The mind boggles and yet I know my own is full of these kinds of inconsistencies.

 So when I hear people say that to be ill is selfish I wonder what the flip side to this idea is. 

That people who are ill have suffered so much that they need so much care/ encouragement/help to be able to recover?!
In so many ways I see these opinions about benefits or those with illness or issues as a way of releasing their feelings such as frustration, hurt, anger because as I have listened to others I have heard how their lives are also full of them. To feel someone is getting something for nothing when you would like a break or some extra encouragement because you are feeling low is something that I can understand and so I feel I consider the world differently to many.

The interesting thing for me is that often I hear from those who are suffering about how they want to help, how they don’t want to be a burden and how they run themselves down over their behaviour when they would not others, and I am struck by how easy it is to put my own and those who suffer put their needs aside for others. So many people say they are selfish that to be ill is selfish and yet when I listen to them I hear a very different story. Sadly their desires may not marry with what they do or are able to do but that strong push to help and to not be a burden I feel is hampering so many from really achieving recovery.

This is not to say that everyone who suffers is doing this because in some cases they really are not, however for some and increasingly the people I have met this drive to help others first has and is putting their health and well-being at risk.

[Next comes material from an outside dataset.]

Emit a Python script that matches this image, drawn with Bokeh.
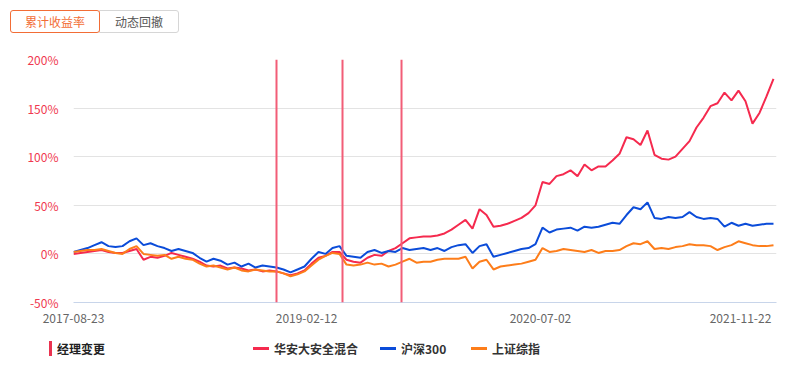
from bokeh.plotting import figure
from bokeh.models import Range1d, FixedTicker, Span, Div
from bokeh.layouts import column
from bokeh.embed import file_html
from bokeh.resources import INLINE

# --- data (cumulative return, %, sampled along the time axis) ---
fund = [0, 1, 2, 3, 4, 2, 1, 1, 3, 5, -6, -3, -4, -2, 1, -1, -3, -5, -8, -12,
        -13, -12, -15, -14, -15, -17, -16, -18, -17, -18, -20, -22, -20, -17, -10, -4, -2, 2, 2, -6,
        -8, -9, -4, -1, -2, 3, 6, 11, 16, 17, 18, 18, 19, 21, 25, 30, 35, 26, 46, 40,
        28, 29, 31, 34, 37, 42, 50, 74, 72, 80, 82, 86, 80, 92, 86, 90, 90, 96, 103, 120,
        118, 112, 127, 102, 98, 97, 100, 108, 116, 130, 140, 152, 155, 166, 158, 168, 157, 134, 145, 162,
        180]
hs300 = [2, 4, 6, 9, 12, 8, 7, 8, 13, 16, 9, 11, 8, 6, 3, 5, 3, 1, -4, -8,
         -5, -7, -11, -9, -13, -10, -14, -12, -13, -14, -16, -19, -16, -13, -5, 2, 0, 6, 8, -2,
         -3, -4, 2, 4, 1, 3, 2, 6, 4, 5, 6, 4, 6, 3, 7, 9, 10, 1, 8, 10,
         -3, -1, 1, 3, 5, 6, 10, 27, 22, 25, 26, 27, 24, 28, 27, 28, 30, 32, 31, 40,
         48, 46, 53, 37, 36, 38, 37, 38, 43, 38, 36, 37, 36, 28, 32, 29, 31, 29, 30, 31,
         31]
szzs = [2, 3, 4, 4, 5, 3, 1, 0, 5, 8, 0, -1, -2, -1, -5, -3, -5, -6, -10, -13,
        -12, -14, -16, -14, -17, -18, -16, -17, -18, -18, -20, -23, -21, -18, -12, -6, -2, 1, 0, -11,
        -12, -11, -9, -11, -10, -13, -11, -8, -5, -9, -8, -8, -6, -5, -5, -5, -3, -15, -8, -6,
        -16, -13, -12, -11, -10, -8, -6, 6, 2, 3, 5, 4, 3, 2, 4, 1, 3, 3, 4, 8,
        11, 10, 13, 5, 6, 5, 7, 8, 10, 9, 9, 8, 4, 7, 9, 13, 11, 9, 8, 8,
        9]
x_index = list(range(len(fund)))
x_end = 100.43

date_tick_pos = [0, 33.29, 66.71, 95.29]
date_tick_labels = ["2017-08-23", "2019-02-12", "2020-07-02", "2021-11-22"]
manager_change_pos = [29.0, 38.43, 46.86]
y_ticks = [-50, 0, 50, 100, 150, 200]
y_tick_labels = ["-50%", "0%", "50%", "100%", "150%", "200%"]

series_names = ["华安大安全混合", "沪深300", "上证综指"]
series_colors = ["#f52a4e", "#0b4cd9", "#fd7d1a"]
tab_names = ["累计收益率", "动态回撤"]
marker_name = "经理变更"

FONT = "Noto Sans CJK SC"
W = 790

# --- header tabs ---
header_html = (
    f'<div style="position:relative;width:{W}px;height:40px;font-family:\'{FONT}\';font-size:12px;">'
    f'<div style="position:absolute;left:10px;top:10px;width:90px;height:23px;box-sizing:border-box;'
    f'border:1px solid #f26d36;border-radius:3px;color:#f26d36;display:flex;align-items:center;'
    f'justify-content:center;background:#fff;z-index:2;">{tab_names[0]}</div>'
    f'<div style="position:absolute;left:99px;top:10px;width:80px;height:23px;box-sizing:border-box;'
    f'border:1px solid #d6d6d6;border-radius:0 3px 3px 0;color:#555;display:flex;align-items:center;'
    f'justify-content:center;background:#fff;z-index:1;">{tab_names[1]}</div>'
    '</div>'
)
header = Div(text=header_html, width=W, height=40, margin=0)

# --- chart ---
p = figure(width=W, height=290, output_backend="svg", toolbar_location=None,
           x_range=Range1d(0, x_end), y_range=Range1d(-50, 200),
           min_border_left=73, min_border_right=W - 776, min_border_top=19,
           min_border_bottom=28, margin=0)
p.outline_line_color = None
p.background_fill_color = "white"
p.border_fill_color = "white"

p.xgrid.grid_line_color = None
p.ygrid.grid_line_color = "#e3e3e3"
p.ygrid.ticker = FixedTicker(ticks=y_ticks)

p.yaxis.ticker = FixedTicker(ticks=y_ticks)
p.yaxis.major_label_overrides = {t: l for t, l in zip(y_ticks, y_tick_labels)}
p.yaxis.axis_line_color = None
p.yaxis.major_tick_line_color = None
p.yaxis.minor_tick_line_color = None
p.yaxis.major_label_text_color = "#f0394f"
p.yaxis.major_label_text_font = FONT
p.yaxis.major_label_text_font_size = "12px"
p.yaxis.major_label_standoff = 9

p.xaxis.ticker = FixedTicker(ticks=date_tick_pos)
p.xaxis.major_label_overrides = {t: l for t, l in zip(date_tick_pos, date_tick_labels)}
p.xaxis.axis_line_color = "#c8d5ea"
p.xaxis.major_tick_line_color = None
p.xaxis.minor_tick_line_color = None
p.xaxis.major_label_text_color = "#666666"
p.xaxis.major_label_text_font = FONT
p.xaxis.major_label_text_font_size = "12px"
p.xaxis.major_label_standoff = 5

for vals, col in zip([fund, hs300, szzs], series_colors):
    p.line(x_index, vals, line_color=col, line_width=2)

for pos in manager_change_pos:
    p.add_layout(Span(location=pos, dimension="height", line_color="#f25d77",
                      line_width=2))

# --- bottom legend ---
legend_x = [253, 380, 471]
parts = [
    f'<div style="position:relative;width:{W}px;height:37px;font-family:\'{FONT}\';'
    f'font-size:12px;font-weight:bold;color:#333;">',
    '<div style="position:absolute;left:49px;top:11px;width:3px;height:15px;background:#ea3350;"></div>',
    f'<div style="position:absolute;left:57px;top:10px;height:18px;line-height:18px;color:#222;">{marker_name}</div>',
]
for lx, name, col in zip(legend_x, series_names, series_colors):
    parts.append(f'<div style="position:absolute;left:{lx}px;top:17px;width:16px;height:3px;background:{col};"></div>')
    parts.append(f'<div style="position:absolute;left:{lx + 21}px;top:10px;height:18px;line-height:18px;">{name}</div>')
parts.append('</div>')
legend = Div(text="".join(parts), width=W, height=37, margin=0)

layout = column(header, p, legend, spacing=0)

open("out.html", "w").write(file_html(layout, INLINE))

I guess it’s not easy to see this when so many people feel really good after they have helped people or when they have been to work. They have achieved something, been worthwhile and it feels great but the question I often ask is...

Is it really that good to push people to do for others when it may create so many problems for them as well?

I don’t know, many people are pushing this idea of contribution and doing good but mostly I just get annoyed with them for not really finding out if it’s appropriate. Maybe it isn’t their job to help others work out what’s best for them but it just grates when I see people pushing those who could quite easily go overboard helping others to their detriment, with what appears to be no regard for the out come.

It may feel good at the time to do it but is it really helping them in the long term?

I guess it’s hard to see the outcomes but all too often people burn out and for me this is the natural conclusion to people not looking after their needs. To burn out in a job seems to be something we all feel is to be tolerated, well they get paid well for it; but is this burn out translating into illness, and suffering and for many in death surely it’s about time everyone started to consider it a problem and do something about it; because the question really is about are we putting too much of our needs aside for something else?

Because if we are then really we are all running the risk of long term illness. So is this helping mentality causing problems?

In so many ways I feel the world would say no, but I disagree. I feel the thing is that we as people get something from going to work, from helping the neighbours, giving to charity, taking the kids out but there are times when these things don’t really fulfill the needs we have as people. They may but often I feel that we don’t really notice when they don't and we keep going because they did and after a while it impacts on us and further down the line it impacts on us a lot. We may be unhappy, or tired, not able to concentrate, physically in pain, angry, irritable and these may all effect those around us. 

So I would suggest taking a little more interest in what we all need and in meeting it because in the long run I feel we will all be better off for it.
So if that means taking a little more time for yourself then I would because overall it may do you the world of good.